6306 sayılı Afet Riski Altındaki Alanların Dönüştürülmesi Kanunu'na ilişkin açıklamalarda bulunan İnşaat Yüksek Mühendisi Cevdet Şentürk ise, “Amacı, afet riski altındaki alanlarda ve bu alanlar dışında bulunan riskli yapıların bulunduğu arsa ve arazilerde sağlıklı ve güvenli yaşama çevreleri oluşmasını sağlamaktır. Amacı açısından oldukça kıymetli bir kanun, peki geçtiğimiz yıllarda uygulama nasıl oldu. Ülkemizde inşaat sektörü ranta dayalıdır, afet riskini, güvenli yapı riskini kimse düşünmez.
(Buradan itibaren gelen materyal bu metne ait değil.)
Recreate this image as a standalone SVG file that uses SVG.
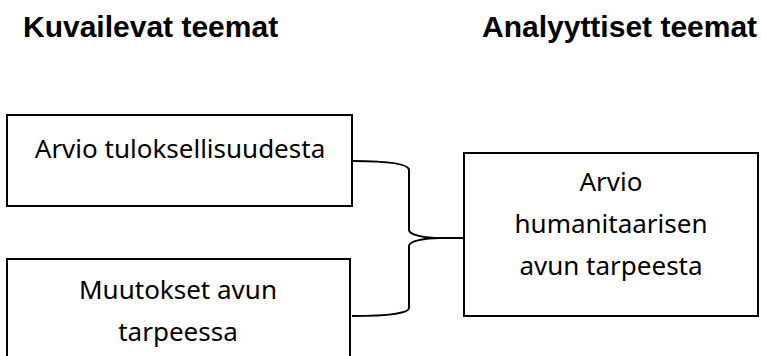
<svg xmlns="http://www.w3.org/2000/svg" width="761" height="356" viewBox="0 0 761 356">
<style>
.box{fill:#fff;stroke:#000;stroke-width:2}
.t{font-family:"Noto Sans","Liberation Sans",sans-serif;font-size:26px;fill:#000;text-anchor:middle}
.h{font-family:"Liberation Sans",Arial,sans-serif;font-size:30px;font-weight:bold;fill:#000}
.c{fill:none;stroke:#000;stroke-width:2}
</style>
<rect width="761" height="356" fill="#fff"/>
<text class="h" x="23" y="37">Kuvailevat teemat</text>
<text class="h" x="482" y="37">Analyyttiset teemat</text>
<g id="connectors">
<path class="c" d="M352,161 C390,161 409,164 409,170 L409,230 C409,235 425,238 440,238 L464,238 M440,238 C425,238 409,241 409,246 L409,308 C409,313 390,316 352,316"/>
</g>
<g id="node1">
<rect class="box" x="7" y="115" width="345" height="91"/>
<text class="t" x="180" y="158">Arvio tuloksellisuudesta</text>
</g>
<g id="node2">
<rect class="box" x="7" y="259" width="343" height="110"/>
<text class="t" x="178" y="299">Muutokset avun</text>
<text class="t" x="178" y="341">tarpeessa</text>
</g>
<g id="node3">
<rect class="box" x="464" y="153" width="294" height="163"/>
<text class="t" x="611" y="191">Arvio</text>
<text class="t" x="611" y="233">humanitaarisen</text>
<text class="t" x="611" y="275">avun tarpeesta</text>
</g>
</svg>
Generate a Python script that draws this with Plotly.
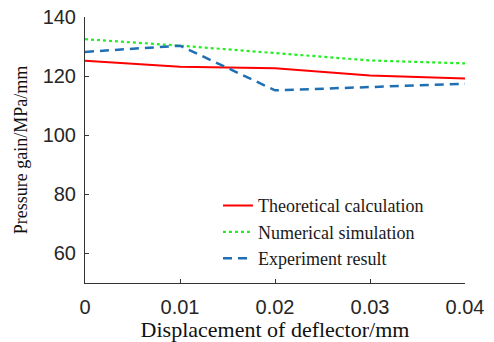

Önemli olan, bu süreçte ne kadar kâr edeceği, mülk sahibi olacağıdır. Bu kârlılığı gören müteahhitler, ilk etapta kıymetli yerleri dönüştürmek için kolları sıvadı ve bunda nispeten başarılı da olundu. Aynı bölgede konut sayısı arttı, altyapı, trafik gibi açmazlar baş gösterdi” değerlendirmesini yaptı.
“SAĞLAM BİNALARDA BARINMAK HEPİMİZİN HAKKIDIR”
Kentsel dönüşüm sürecinde sık karşılaşılan anlaşmazlıklara vurgu yapan Cevdet Şentürk, “Kentsel dönüşümde mal sahipleri kendi aralarında ya da müteahhit ile anlaşma sağlayamazsa bile binalar yıkılmak zorunda kalıyor. Bu ve buna benzer mağduriyetler olmaması açısından devlet bir dizi önlemler aldı. Teminatlar, müteahhitlik belgeleri, taahhütlerin yerine getirilmediği zamanda hak sahiplerinin anlaşmayı fesih etmesi gibi. Bunların olumlu meyvelerini görmeye başladık. Bilindiği üzere İstanbul’da bir deprem beklenmektedir. Bu manada İstanbul’da birçok bina risk altındadır. Sağlıklı, sağlam binalarda barınmak hepimizi hakkıdır. Kanunun amacına uygun bir şekilde dönüşüme geçmek hem de bir an önce geçmek gerekir” diye konuştu.